There is a Clyde, Ohio, which is the actual town on which Sherwood Anderson based "Winesberg, Ohio." 
The Clyde in the above title has nothing to do with either Anderson or Clyde, Ohio. Clyde Singer's paintings are currently being displayed in two area museums, the Butler in Youngstown, and the Canton Museum of Art. He was an Ohio native from a very small town south of Canton.  As soon as he could, he got out of Ohio and went to New York and studied at the Art Students League with Thomas Hart Benton and John Steuart Curry. The reason for the double exhibitions is that this is the centenary year of his birth. He ended up coming back to Ohio and was the director at the Butler for a very long time. 

I don't know if he's known much outside of Ohio. He was a contemporary of some of my favorite American painters of the 30s and 40s, like Charles Burchfield and Edward Hopper. His work would be considered very old fashioned now. He was a realist and a lot of his work is narrative. He did some fine paintings of street life in New York, McSorley's Saloon and its habitues, baseball players, parades, and small town shops and shoppers, and street  crowds.  He did paintings of steel workers, men in line for soup kitchens during the depression, and factory towns full of grimy buildings and smoke stacks pouring smoke and ash over roof tops of dreary looking houses.  Almost all of his paintings are full of people with the exception of a few landscapes.  

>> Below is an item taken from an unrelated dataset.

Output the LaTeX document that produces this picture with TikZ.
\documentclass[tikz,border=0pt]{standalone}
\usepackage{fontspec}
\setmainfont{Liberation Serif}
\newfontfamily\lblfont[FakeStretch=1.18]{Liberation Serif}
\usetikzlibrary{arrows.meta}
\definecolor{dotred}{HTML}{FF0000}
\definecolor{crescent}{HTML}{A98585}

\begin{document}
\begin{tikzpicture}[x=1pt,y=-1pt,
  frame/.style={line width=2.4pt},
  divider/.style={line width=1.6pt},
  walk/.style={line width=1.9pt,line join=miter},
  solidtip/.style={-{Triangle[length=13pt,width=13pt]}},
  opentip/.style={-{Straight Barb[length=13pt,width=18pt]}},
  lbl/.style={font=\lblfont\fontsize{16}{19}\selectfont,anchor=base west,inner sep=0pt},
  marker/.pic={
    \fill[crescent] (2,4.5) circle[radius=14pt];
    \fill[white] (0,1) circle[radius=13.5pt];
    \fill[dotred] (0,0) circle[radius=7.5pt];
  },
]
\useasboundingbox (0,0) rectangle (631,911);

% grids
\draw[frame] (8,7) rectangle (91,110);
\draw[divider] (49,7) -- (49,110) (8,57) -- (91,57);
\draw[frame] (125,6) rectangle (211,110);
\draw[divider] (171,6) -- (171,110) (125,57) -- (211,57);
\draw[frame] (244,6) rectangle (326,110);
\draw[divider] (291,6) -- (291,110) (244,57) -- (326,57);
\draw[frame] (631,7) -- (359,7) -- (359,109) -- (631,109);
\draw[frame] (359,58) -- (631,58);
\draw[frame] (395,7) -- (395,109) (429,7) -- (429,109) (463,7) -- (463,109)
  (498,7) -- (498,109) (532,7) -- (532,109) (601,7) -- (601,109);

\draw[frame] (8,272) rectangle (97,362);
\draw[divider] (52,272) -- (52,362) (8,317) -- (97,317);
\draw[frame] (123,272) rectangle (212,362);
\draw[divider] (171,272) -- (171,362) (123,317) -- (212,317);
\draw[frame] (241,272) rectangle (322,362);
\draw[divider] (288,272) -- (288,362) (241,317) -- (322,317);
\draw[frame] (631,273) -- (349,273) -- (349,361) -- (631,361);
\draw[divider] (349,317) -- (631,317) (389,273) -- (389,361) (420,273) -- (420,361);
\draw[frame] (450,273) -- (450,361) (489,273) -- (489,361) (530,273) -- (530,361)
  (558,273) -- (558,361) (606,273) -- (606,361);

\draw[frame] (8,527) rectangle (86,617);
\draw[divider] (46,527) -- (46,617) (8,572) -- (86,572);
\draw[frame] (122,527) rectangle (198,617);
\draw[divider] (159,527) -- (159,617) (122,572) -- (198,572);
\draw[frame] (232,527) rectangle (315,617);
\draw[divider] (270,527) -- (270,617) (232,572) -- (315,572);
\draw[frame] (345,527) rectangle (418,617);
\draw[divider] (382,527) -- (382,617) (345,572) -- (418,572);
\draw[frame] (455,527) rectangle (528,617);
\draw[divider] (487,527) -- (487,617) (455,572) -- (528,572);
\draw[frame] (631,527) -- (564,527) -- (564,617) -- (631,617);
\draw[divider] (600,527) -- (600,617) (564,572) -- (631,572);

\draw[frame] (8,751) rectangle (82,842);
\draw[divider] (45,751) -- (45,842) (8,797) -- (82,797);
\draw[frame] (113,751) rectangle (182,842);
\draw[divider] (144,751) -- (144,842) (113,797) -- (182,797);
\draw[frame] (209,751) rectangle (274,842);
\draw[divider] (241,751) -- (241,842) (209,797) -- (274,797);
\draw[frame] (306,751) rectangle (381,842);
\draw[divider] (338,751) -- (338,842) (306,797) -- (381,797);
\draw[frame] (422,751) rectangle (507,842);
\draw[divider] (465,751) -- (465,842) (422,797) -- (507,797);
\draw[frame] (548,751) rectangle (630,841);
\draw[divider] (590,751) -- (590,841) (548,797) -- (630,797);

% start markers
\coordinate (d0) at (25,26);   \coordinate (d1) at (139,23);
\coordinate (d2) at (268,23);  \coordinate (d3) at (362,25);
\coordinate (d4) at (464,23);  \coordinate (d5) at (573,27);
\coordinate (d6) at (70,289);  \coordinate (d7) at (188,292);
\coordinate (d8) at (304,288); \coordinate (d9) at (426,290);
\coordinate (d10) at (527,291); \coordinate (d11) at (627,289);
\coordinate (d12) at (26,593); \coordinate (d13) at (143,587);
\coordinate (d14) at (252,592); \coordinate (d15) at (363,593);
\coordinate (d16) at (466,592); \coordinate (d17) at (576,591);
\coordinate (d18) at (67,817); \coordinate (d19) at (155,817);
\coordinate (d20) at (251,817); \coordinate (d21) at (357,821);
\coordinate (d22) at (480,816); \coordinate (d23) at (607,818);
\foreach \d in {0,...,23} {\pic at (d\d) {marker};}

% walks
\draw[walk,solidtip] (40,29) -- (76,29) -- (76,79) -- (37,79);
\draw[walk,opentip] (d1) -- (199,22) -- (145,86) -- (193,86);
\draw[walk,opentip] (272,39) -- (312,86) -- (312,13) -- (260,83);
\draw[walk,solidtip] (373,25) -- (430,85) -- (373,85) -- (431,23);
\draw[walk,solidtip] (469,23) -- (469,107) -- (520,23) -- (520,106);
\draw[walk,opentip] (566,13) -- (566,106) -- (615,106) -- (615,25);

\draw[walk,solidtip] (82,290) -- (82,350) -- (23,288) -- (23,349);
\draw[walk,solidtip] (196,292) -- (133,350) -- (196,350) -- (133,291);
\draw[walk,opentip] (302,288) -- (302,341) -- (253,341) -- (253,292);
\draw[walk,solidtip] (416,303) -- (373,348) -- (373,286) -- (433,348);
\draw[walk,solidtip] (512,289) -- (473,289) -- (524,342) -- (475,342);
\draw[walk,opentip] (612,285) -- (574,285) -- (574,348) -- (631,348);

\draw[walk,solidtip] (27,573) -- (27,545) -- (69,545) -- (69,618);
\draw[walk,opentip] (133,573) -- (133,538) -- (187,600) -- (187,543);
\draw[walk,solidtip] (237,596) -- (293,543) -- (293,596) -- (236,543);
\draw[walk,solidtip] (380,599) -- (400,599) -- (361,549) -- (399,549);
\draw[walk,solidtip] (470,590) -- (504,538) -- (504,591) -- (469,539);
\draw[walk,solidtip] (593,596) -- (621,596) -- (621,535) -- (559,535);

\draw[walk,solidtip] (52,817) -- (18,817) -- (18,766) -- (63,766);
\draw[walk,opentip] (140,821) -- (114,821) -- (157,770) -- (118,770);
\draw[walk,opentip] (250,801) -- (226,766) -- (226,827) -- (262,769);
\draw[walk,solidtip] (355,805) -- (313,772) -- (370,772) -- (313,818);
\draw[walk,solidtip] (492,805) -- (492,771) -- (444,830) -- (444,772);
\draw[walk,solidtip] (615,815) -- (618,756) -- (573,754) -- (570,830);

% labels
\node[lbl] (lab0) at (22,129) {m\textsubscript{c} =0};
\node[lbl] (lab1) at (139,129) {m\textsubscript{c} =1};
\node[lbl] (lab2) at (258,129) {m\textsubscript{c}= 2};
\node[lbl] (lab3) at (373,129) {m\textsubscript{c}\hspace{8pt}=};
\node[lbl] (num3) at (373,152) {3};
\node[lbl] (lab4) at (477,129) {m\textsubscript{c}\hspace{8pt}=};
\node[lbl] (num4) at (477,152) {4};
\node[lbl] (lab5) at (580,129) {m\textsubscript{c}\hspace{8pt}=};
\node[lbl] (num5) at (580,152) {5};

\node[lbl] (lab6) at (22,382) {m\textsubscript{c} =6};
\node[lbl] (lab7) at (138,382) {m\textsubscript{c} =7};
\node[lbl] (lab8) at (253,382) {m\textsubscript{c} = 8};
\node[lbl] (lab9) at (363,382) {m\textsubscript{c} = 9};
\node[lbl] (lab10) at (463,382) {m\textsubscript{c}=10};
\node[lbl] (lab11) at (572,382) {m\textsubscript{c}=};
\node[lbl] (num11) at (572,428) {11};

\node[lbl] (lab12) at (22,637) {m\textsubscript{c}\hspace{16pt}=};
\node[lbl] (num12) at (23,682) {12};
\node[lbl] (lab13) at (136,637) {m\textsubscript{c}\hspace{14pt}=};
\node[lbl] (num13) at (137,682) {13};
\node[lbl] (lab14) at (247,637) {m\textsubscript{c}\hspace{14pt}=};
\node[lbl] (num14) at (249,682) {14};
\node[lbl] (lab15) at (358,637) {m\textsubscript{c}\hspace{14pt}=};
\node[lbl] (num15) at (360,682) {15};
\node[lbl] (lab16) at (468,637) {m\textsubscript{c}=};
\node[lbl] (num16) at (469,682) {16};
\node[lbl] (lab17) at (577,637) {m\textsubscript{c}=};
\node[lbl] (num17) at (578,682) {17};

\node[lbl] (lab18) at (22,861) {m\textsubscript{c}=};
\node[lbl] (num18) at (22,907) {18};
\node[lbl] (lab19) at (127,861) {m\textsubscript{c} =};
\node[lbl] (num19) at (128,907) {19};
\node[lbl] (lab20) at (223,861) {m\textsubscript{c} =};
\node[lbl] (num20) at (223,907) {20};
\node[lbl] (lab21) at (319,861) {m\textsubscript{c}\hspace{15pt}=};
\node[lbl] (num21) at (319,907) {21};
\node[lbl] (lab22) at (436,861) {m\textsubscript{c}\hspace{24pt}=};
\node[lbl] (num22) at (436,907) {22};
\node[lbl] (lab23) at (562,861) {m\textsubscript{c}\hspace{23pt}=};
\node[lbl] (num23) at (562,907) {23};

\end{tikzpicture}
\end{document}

Over two weeks I went to both shows and could go back. There is so much to see in his work. I can get lost in the images of what life used to be like in towns when the sidewalks were full of people, some looking straight ahead, some looking in windows, some chatting and gesturing with friends. That's pretty much gone  around here. Small towns have been replaced with malls and shopping strips with no character and no sense of place. I wonder if anyone under 50 will even "get" Singer's work. As I said, it's pretty old fashioned. It's far from sentimental, though, because much of his early work coincided with the Depression and he didn't make it pretty. There's a strong emotional content in those paintings. 

I decided to drive  home from Youngstown along what used to be the major steel producing valley road, Rte. 422.  It seemed only appropriate. It's like that road in "The Great Gatsby", only without the giant spectacles of Dr. Eckleburg. On one side are the giant remains of abandoned steel mills, which look like dinosaurs looming up. On the other side are dusty shops of indeterminate businesses (auto parts, cell phones), many bars, a few churches (mainly Catholic). an abandoned 4 story steel company office building, more bars, and side streets leading to neighborhoods of wooden houses that you don't want to think about. This time I noticed a huge parking lot, empty, containing a tiny wooden structure that looked about 16 feet square. There is a huge sign, almost as big as the building, that reads "LAW OFFCE. It goes on for miles like this. 

I don't know why I like to drive this way, but it is thought-provoking and not really depressing. I mean, I don't have to live there, just pass through it. I try to imagine what it must have been like when the steel mills were producing. It probably looked a lot like a Clyde Singer painting, with smog so thick you probably couldn't see all the people walking, shopping and chatting. Even like that, it was preferable to what it is like now. At least there was life there.                                                                                                                                                                                                                                                                                                                                                                         

1 comment:

Nancy Near Philadelphia said...

I do like the sample of his work that you provided. The lady in the white dress is clearly my Aunt Helen; I wonder how he got her to pose and why I never heard about it.